GIVEN MATERIAL -

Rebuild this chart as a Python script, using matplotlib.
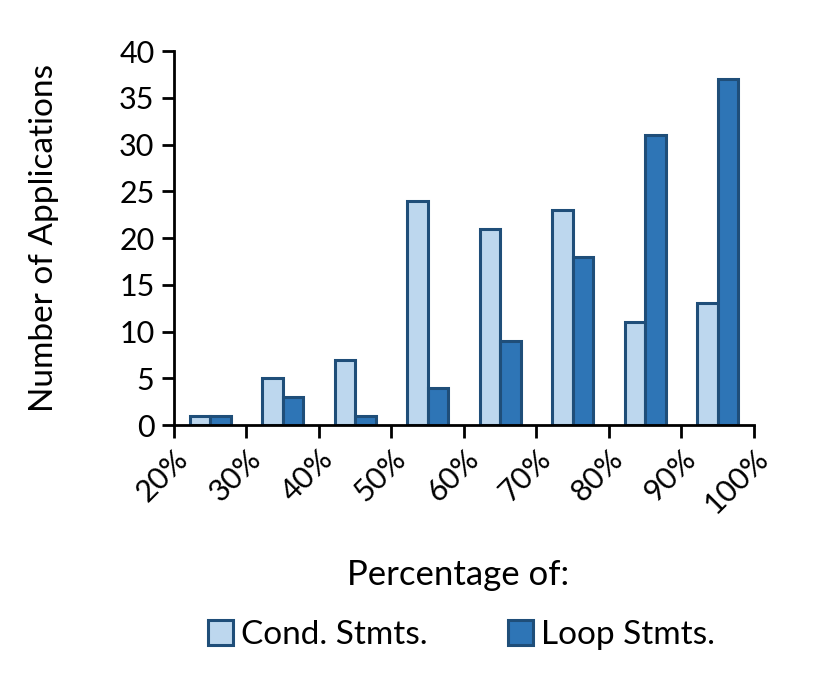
import matplotlib
matplotlib.use("Agg")
import matplotlib.pyplot as plt
import numpy as np

plt.rcParams["font.family"] = ["Lato", "DejaVu Sans"]

tick_labels = ["20%", "30%", "40%", "50%", "60%", "70%", "80%", "90%", "100%"]
cond_stmts = [1, 5, 7, 24, 21, 23, 11, 13]
loop_stmts = [1, 3, 1, 4, 9, 18, 31, 37]

LIGHT = "#BDD7EE"
DARK = "#2E75B6"
EDGE = "#1F4E79"

fig = plt.figure(figsize=(8.3, 6.92), dpi=100)
ax = fig.add_axes([0.2096, 0.3858, 0.6988, 0.5405])

x = np.arange(len(cond_stmts))
w = 0.28
ax.bar(x - w / 2, cond_stmts, w, color=LIGHT, edgecolor=EDGE, linewidth=2.2, label="Cond. Stmts.")
ax.bar(x + w / 2, loop_stmts, w, color=DARK, edgecolor=EDGE, linewidth=2.2, label="Loop Stmts.")

ax.set_xlim(-0.5, len(cond_stmts) - 0.5)
ax.set_ylim(0, 40)
ax.set_yticks(range(0, 41, 5))
ax.set_xticks(np.arange(len(tick_labels)) - 0.5)
ax.set_xticklabels(tick_labels, rotation=45, ha="right", va="top", rotation_mode="anchor")

for side in ("top", "right"):
    ax.spines[side].set_visible(False)
for side in ("left", "bottom"):
    ax.spines[side].set_linewidth(2)
ax.tick_params(axis="both", direction="out", width=2, length=9, labelsize=22, pad=5)

ax.set_ylabel("Number of Applications", fontsize=24)
ax.yaxis.set_label_coords(-0.198, 0.5)
fig.text(0.552, 0.169, "Percentage of:", ha="center", va="center", fontsize=25)
fig.legend(loc="center", bbox_to_anchor=(0.556, 0.082), ncol=2, frameon=False,
           fontsize=24, handlelength=0.75, handleheight=0.75, columnspacing=2.4,
           handletextpad=0.25)

fig.savefig("out.png", dpi=100)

CHALLENGE - Your task is to return the lines above, from the first one up to and including the line containing "ax.bar(x + w", minus any pictures.

FULL RESPONSE -
Rebuild this chart as a Python script, using matplotlib.
import matplotlib
matplotlib.use("Agg")
import matplotlib.pyplot as plt
import numpy as np

plt.rcParams["font.family"] = ["Lato", "DejaVu Sans"]

tick_labels = ["20%", "30%", "40%", "50%", "60%", "70%", "80%", "90%", "100%"]
cond_stmts = [1, 5, 7, 24, 21, 23, 11, 13]
loop_stmts = [1, 3, 1, 4, 9, 18, 31, 37]

LIGHT = "#BDD7EE"
DARK = "#2E75B6"
EDGE = "#1F4E79"

fig = plt.figure(figsize=(8.3, 6.92), dpi=100)
ax = fig.add_axes([0.2096, 0.3858, 0.6988, 0.5405])

x = np.arange(len(cond_stmts))
w = 0.28
ax.bar(x - w / 2, cond_stmts, w, color=LIGHT, edgecolor=EDGE, linewidth=2.2, label="Cond. Stmts.")
ax.bar(x + w / 2, loop_stmts, w, color=DARK, edgecolor=EDGE, linewidth=2.2, label="Loop Stmts.")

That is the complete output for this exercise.